Enter the next scene through the angel's pupil, aerial shot of
the angel (spiraling wings match the pupil), camera descends
following the angel's face, pulls back on arm raise to reveal
the stone angel statues in background. One continuous shot
throughout.
6. Video Extension (Seamless Continuity)
Capability: Extend existing videos while maintaining narrative and visual coherence
Example Prompt:
Extend @Video1 by 15 seconds. Reference @Image1 and @Image2 for
the donkey-on-motorcycle character. Add a wild advertisement
sequence:
Scene 1: Side shot, donkey bursts through fence on motorcycle,
nearby chickens startled.
Scene 2: Donkey performs spinning stunts on sand, tire close-up
then aerial overhead shot of donkey doing circles, dust rising.
Scene 3: Mountain backdrop, donkey launches off slope, ad copy
appears behind through masking effect (text revealed as donkey
passes): "Inspire Creativity, Enrich Life". Final shot: motorcycle
passes, dust cloud rises.
Result: Original video seamlessly continues with new scenes matching style, character, motion quality, and narrative flow
Best Practice: Set generation duration to match extension length (extend by 5s = generate 5s)
7. Video Editing (Non-Destructive Modification)
Character Replacement:
- Swap actors while keeping action identical
- Change protagonists in scenes
- Replace background characters
Element Addition/Removal:
- Add objects to scenes
- Remove unwanted elements
- Modify environment details
Style Transfer:
- Apply new visual treatments
- Change color grading
- Modify lighting atmosphere
Narrative Changes (Plot Subversion):
Dramatic Example:
Subvert the plot of @Video1. The man's expression shifts instantly
from tender to cold and ruthless. In the moment the woman least
expects it, he shoves her off the bridge into the water. The push
is decisive, premeditated, without hesitation—completely subverting
the romantic character setup. As she falls, no scream, only
disbelief in her eyes. She surfaces and shouts at him: "You were
lying to me from the start!" He stands on the bridge with a cold
smile and says quietly: "This is what your family owes mine."
Result: Complete tonal shift from original—romantic scene becomes thriller/betrayal
8. Audio-Synchronized Generation
Native Audio Capability: Seedance 2.0 generates videos with built-in sound—not silent outputs requiring post-production
What's Generated:
Lip-Sync Dialogue:
- Multi-language support
- Natural mouth movements
- Proper timing and expression
- Emotional delivery
Sound Effects:
- Actions matched to visuals (footsteps, door creaks, impacts)

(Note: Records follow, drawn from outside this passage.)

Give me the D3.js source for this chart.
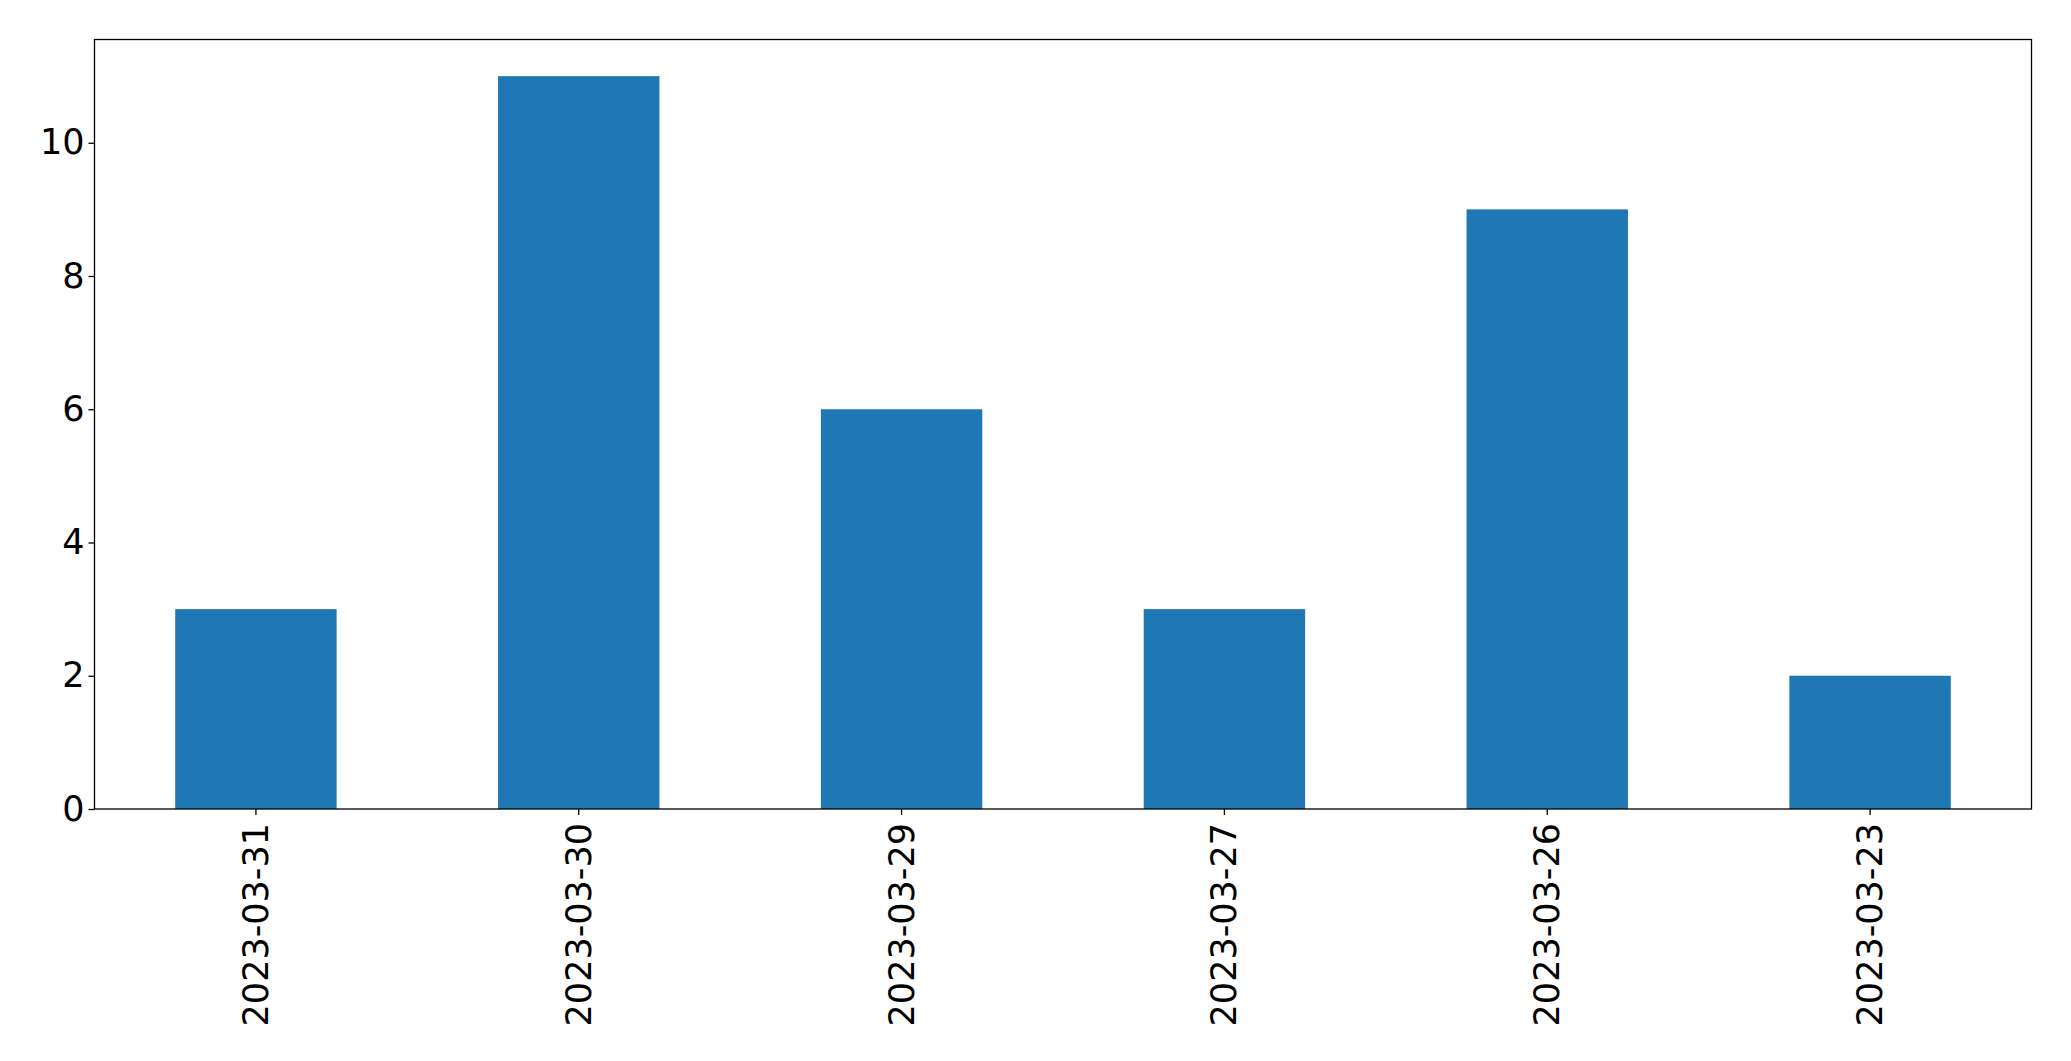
<!DOCTYPE html>
<html>
<head>
<meta charset="utf-8">
<script src="https://cdn.jsdelivr.net/npm/d3@7"></script>
<style>
  html, body { margin: 0; padding: 0; background: #fff; }
  svg { display: block; }
  text { font-family: "DejaVu Sans", sans-serif; }
</style>
</head>
<body>
<svg id="chart" width="2071" height="1061"></svg>
<script>
const categories = ["2023-03-31", "2023-03-30", "2023-03-29", "2023-03-27", "2023-03-26", "2023-03-23"];
const values = [3, 11, 6, 3, 9, 2];
const yTicks = [0, 2, 4, 6, 8, 10];

const W = 2071, H = 1061;
const margin = { left: 94.5, right: 2071 - 2031.5, top: 39.5, bottom: 1061 - 809 };
const svg = d3.select("#chart");

const x = d3.scaleBand()
  .domain(categories)
  .range([margin.left, W - margin.right])
  .paddingInner(0.5)
  .paddingOuter(0.25);

const yMax = d3.max(values) * 1.05;
const y = d3.scaleLinear().domain([0, yMax]).range([H - margin.bottom, margin.top]);

svg.append("g").selectAll("rect")
  .data(categories.map((c, i) => ({ c, v: values[i] })))
  .join("rect")
  .attr("x", d => x(d.c))
  .attr("y", d => y(d.v))
  .attr("width", x.bandwidth())
  .attr("height", d => y(0) - y(d.v))
  .attr("fill", "#1f77b4");

const fs = 35;

const yAxis = svg.append("g")
  .attr("transform", `translate(${margin.left},0)`)
  .call(d3.axisLeft(y).tickValues(yTicks).tickSize(6).tickPadding(4).tickFormat(d3.format("d")));
yAxis.select(".domain").remove();
yAxis.selectAll("line").attr("stroke", "#000").attr("stroke-width", 1.3);
yAxis.selectAll("text").attr("font-size", fs).attr("fill", "#000")
  .attr("font-family", "DejaVu Sans, sans-serif");

const xAxis = svg.append("g")
  .attr("transform", `translate(0,${H - margin.bottom})`)
  .call(d3.axisBottom(x).tickSize(6).tickPadding(0));
xAxis.select(".domain").remove();
xAxis.selectAll("line").attr("stroke", "#000").attr("stroke-width", 1.3);
xAxis.selectAll("text")
  .attr("font-size", fs)
  .attr("fill", "#000")
  .attr("font-family", "DejaVu Sans, sans-serif")
  .attr("text-anchor", "end")
  .attr("dy", null)
  .attr("y", 0)
  .attr("transform", "translate(0,14) rotate(-90)")
  .attr("dominant-baseline", "central");

svg.append("rect")
  .attr("x", margin.left)
  .attr("y", margin.top)
  .attr("width", W - margin.right - margin.left)
  .attr("height", H - margin.bottom - margin.top)
  .attr("fill", "none")
  .attr("stroke", "#000")
  .attr("stroke-width", 1.3);
</script>
</body>
</html>
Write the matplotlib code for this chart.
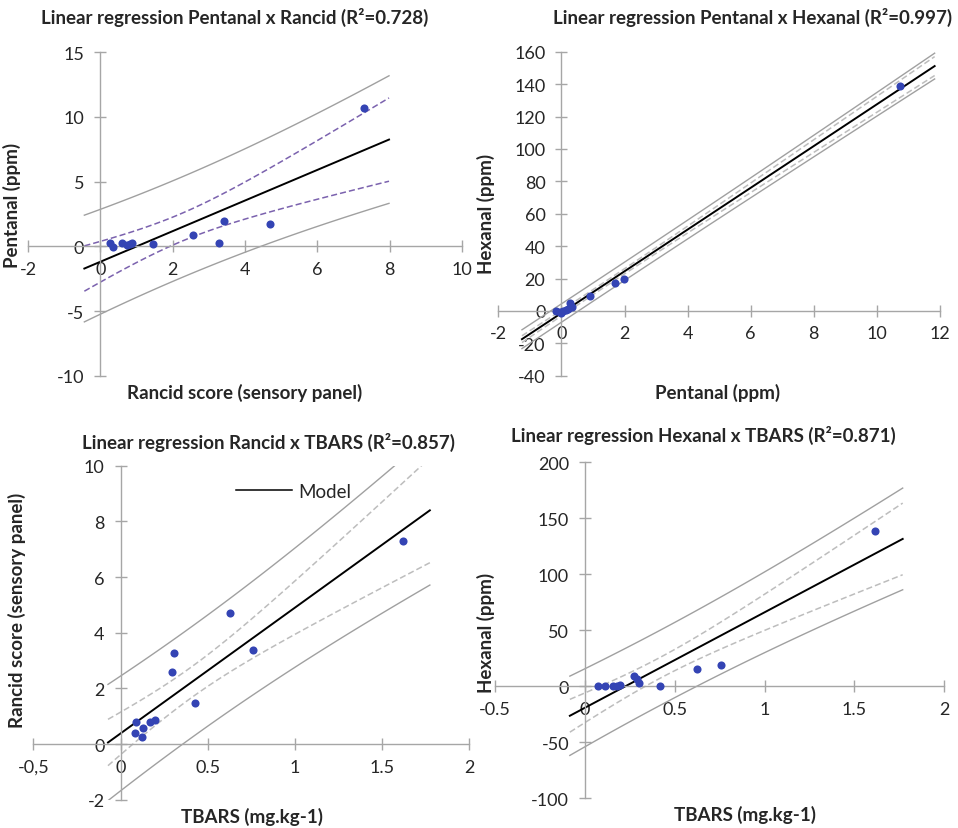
import numpy as np
import matplotlib
matplotlib.use("Agg")
import matplotlib.pyplot as plt

plt.rcParams['font.family'] = ['Lato', 'DejaVu Sans']

# data
rancid_1 = [0.26, 0.35, 0.6, 0.74, 0.82, 0.88, 1.47, 2.55, 3.27, 3.41, 4.68, 7.28]
pentanal_1 = [0.26, -0.05, 0.26, 0.13, 0.22, 0.26, 0.2, 0.9, 0.3, 1.94, 1.73, 10.7]

pentanal_2 = [-0.16, -0.05, 0.0, 0.05, 0.13, 0.2, 0.26, 0.34, 0.9, 1.69, 1.99, 10.74]
hexanal_2 = [0.0, -0.5, -1.0, 0.0, 0.5, 1.0, 4.6, 2.5, 8.9, 17.1, 19.6, 138.6]

tbars_3 = [0.082, 0.088, 0.126, 0.13, 0.168, 0.2, 0.294, 0.304, 0.43, 0.63, 0.76, 1.62]
rancid_3 = [0.4, 0.78, 0.26, 0.57, 0.78, 0.87, 2.6, 3.28, 1.47, 4.69, 3.39, 7.3]

tbars_4 = [0.07, 0.113, 0.158, 0.18, 0.195, 0.273, 0.288, 0.3, 0.42, 0.625, 0.757, 1.614]
hexanal_4 = [0.6, 0.0, 0.6, 0.0, 1.5, 9.5, 6.6, 3.0, 0.6, 15.8, 19.1, 138.8]

titles = ["Linear regression Pentanal x Rancid (R²=0.728)",
          "Linear regression Pentanal x Hexanal (R²=0.997)",
          "Linear regression Rancid x TBARS (R²=0.857)",
          "Linear regression Hexanal x TBARS (R²=0.871)"]
xlabels = ["Rancid score (sensory panel)", "Pentanal (ppm)", "TBARS (mg.kg-1)", "TBARS (mg.kg-1)"]
ylabels = ["Pentanal (ppm)", "Hexanal (ppm)", "Rancid score (sensory panel)", "Hexanal (ppm)"]

xticks_1 = [-2, 0, 2, 4, 6, 8, 10]
yticks_1 = [-10, -5, 0, 5, 10, 15]
xticks_2 = [-2, 0, 2, 4, 6, 8, 10, 12]
yticks_2 = [-40, -20, 0, 20, 40, 60, 80, 100, 120, 140, 160]
xticks_3 = [-0.5, 0, 0.5, 1, 1.5, 2]
xticklabels_3 = ["-0,5", "0", "0.5", "1", "1.5", "2"]
yticks_3 = [-2, 0, 2, 4, 6, 8, 10]
xticks_4 = [-0.5, 0, 0.5, 1, 1.5, 2]
xticklabels_4 = ["-0.5", "0", "0.5", "1", "1.5", "2"]
yticks_4 = [-100, -50, 0, 50, 100, 150, 200]

W, H = 958, 829
fig = plt.figure(figsize=(W / 100, H / 100), dpi=100)


def box(l, r, t, b):
    return [l / W, 1 - b / H, (r - l) / W, (b - t) / H]


def fx(x):
    return x / W


def fy(y):
    return 1 - y / H


axis_grey = '#A6A6A6'
band_grey = '#A0A0A0'
dot_blue = '#3444B4'
text_col = '#262626'


def panel(rect, x, y, xticks, yticks, xticklabels=None, conf_color='#BDBDBD'):
    ax = fig.add_axes(rect)
    x = np.array(x)
    y = np.array(y)
    n = len(x)
    slope, icpt = np.polyfit(x, y, 1)
    resid = y - (slope * x + icpt)
    s = np.sqrt(np.sum(resid ** 2) / (n - 2))
    sxx = np.sum((x - x.mean()) ** 2)
    t = {9: 2.262, 10: 2.228}[n - 2]
    span = x.max() - x.min()
    xs = np.linspace(x.min() - 0.1 * span, x.max() + 0.1 * span, 100)
    fit = slope * xs + icpt
    se_mean = s * np.sqrt(1 / n + (xs - x.mean()) ** 2 / sxx)
    se_pred = s * np.sqrt(1 + 1 / n + (xs - x.mean()) ** 2 / sxx)

    ax.plot(xs, fit + t * se_pred, color=band_grey, lw=1)
    ax.plot(xs, fit - t * se_pred, color=band_grey, lw=1)
    ax.plot(xs, fit + t * se_mean, color=conf_color, lw=1.1, ls=(0, (4, 2)))
    ax.plot(xs, fit - t * se_mean, color=conf_color, lw=1.1, ls=(0, (4, 2)))
    line, = ax.plot(xs, fit, color='black', lw=1.4, label='Model')
    ax.scatter(x, y, s=34, color=dot_blue, zorder=5, linewidths=0)

    ax.set_xlim(xticks[0], xticks[-1])
    ax.set_ylim(yticks[0], yticks[-1])
    ax.set_xticks(xticks)
    ax.set_yticks(yticks)
    if xticklabels is None:
        xticklabels = [str(v) for v in xticks]
    ax.set_xticklabels(xticklabels)
    ax.set_yticklabels([str(v) for v in yticks])
    for side in ['top', 'right']:
        ax.spines[side].set_visible(False)
    ax.spines['left'].set_position(('data', 0))
    ax.spines['bottom'].set_position(('data', 0))
    for side in ['left', 'bottom']:
        ax.spines[side].set_color(axis_grey)
        ax.spines[side].set_linewidth(1)
    ax.tick_params(direction='inout', length=9, width=1, color=axis_grey,
                   labelsize=13, labelcolor=text_col)
    ax.tick_params(axis='y', pad=7)
    ax.tick_params(axis='x', pad=6)
    ax.patch.set_visible(False)
    return ax, line


ax1, _ = panel(box(28, 462, 53, 377), rancid_1, pentanal_1, xticks_1, yticks_1,
               conf_color='#7B62AE')
ax2, _ = panel(box(498.3, 940, 52.7, 376.7), pentanal_2, hexanal_2, xticks_2, yticks_2)
ax3, model_line = panel(box(33.3, 469.3, 466.7, 800.7), tbars_3, rancid_3, xticks_3, yticks_3,
                        xticklabels=xticklabels_3)
ax4, _ = panel(box(495.2, 944.3, 463.3, 799.3), tbars_4, hexanal_4, xticks_4, yticks_4,
               xticklabels=xticklabels_4)

leg = ax3.legend(handles=[model_line], loc='upper left', bbox_to_anchor=(fx(236), fy(484)),
                 bbox_transform=fig.transFigure, frameon=False, fontsize=13.5,
                 handlelength=3.0, handletextpad=0.3, borderaxespad=0, borderpad=0)
leg.get_lines()[0].set_linewidth(1.1)
for txt in leg.get_texts():
    txt.set_color(text_col)

# titles and axis labels (pixel positions from the reference)
title_pos = [(235, 17), (753, 17), (269, 442), (703, 435)]
xlab_pos = [(245, 393), (718, 393), (252, 817), (745, 815)]
ylab_pos = [(12, 205), (486, 214), (17, 610), (486, 633)]
for i in range(4):
    fig.text(fx(title_pos[i][0]), fy(title_pos[i][1]), titles[i], ha='center', va='center',
             fontsize=13.5, fontweight='bold', color=text_col)
    fig.text(fx(xlab_pos[i][0]), fy(xlab_pos[i][1]), xlabels[i], ha='center', va='center',
             fontsize=13.5, fontweight='bold', color=text_col)
    fig.text(fx(ylab_pos[i][0]), fy(ylab_pos[i][1]), ylabels[i], ha='center', va='center',
             rotation=90, fontsize=13.5, fontweight='bold', color=text_col)

fig.savefig('out.png', dpi=100)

- Environmental sounds (wind, rain, ambient noise)
- Object interactions
- Natural acoustics
Background Music:
- Mood-appropriate scoring
- Rhythm matching visual pacing
- Dynamic intensity changes
- Professional composition
Voice Acting:
- Character-appropriate voices
- Emotional expression
- Proper enunciation
- Natural dialogue flow
Audio Reference Example:
Fixed shot. Fisheye lens looking down through circular opening.
Reference @Video1's fisheye effect. Make the horse from @Video2
look up at the fisheye lens. Reference @Video1's speaking motion.
Background audio references @Video3's sound effects.
9. Beat-Synced Editing (Music Video Creation)
Single Image Beat Sync:
The girl in the poster keeps changing outfits. Clothing styles
reference @Image1 and @Image2. She holds the bag from @Image3.
Video rhythm references @Video1.
Multiple Image Sequence:
Images @Image1 through @Image7 cut to the keyframe positions
and overall rhythm of @Video1. Characters in frame are more
dynamic. Overall style is more dreamlike. Strong visual impact.
Adjust reference image framing as needed for music and visual
flow. Add lighting changes between shots.
Result: Professional music video with cuts hitting beats, dynamic lighting changes, dreamlike visuals, strong impact—all automated from references
10. One-Take Continuity (Long Shots)
The Challenge: Maintaining visual consistency and narrative flow in single unbroken shots
Seedance 2.0 Solution: Generates long tracking shots with perfect continuity
Simple Example:
@Image1 through @Image5, one continuous tracking shot following
a runner up stairs, through corridors, onto the roof, ending
with an overhead view of the city.
Complex Spy Thriller Example:
Spy thriller style. @Image1 as first frame. Front-facing tracking
shot of woman in red coat walking forward. Full shot following
her. Pedestrians repeatedly block the frame. She reaches a corner,
reference @Image2's corner architecture. Fixed shot as woman
exits frame, disappears around corner. A masked girl lurks at
the corner watching maliciously, mask girl appearance references
@Image3 (appearance only, she stands at the corner). Camera pans
forward toward woman in red. She enters a mansion and disappears.
Mansion references @Image4. No cuts. One continuous take.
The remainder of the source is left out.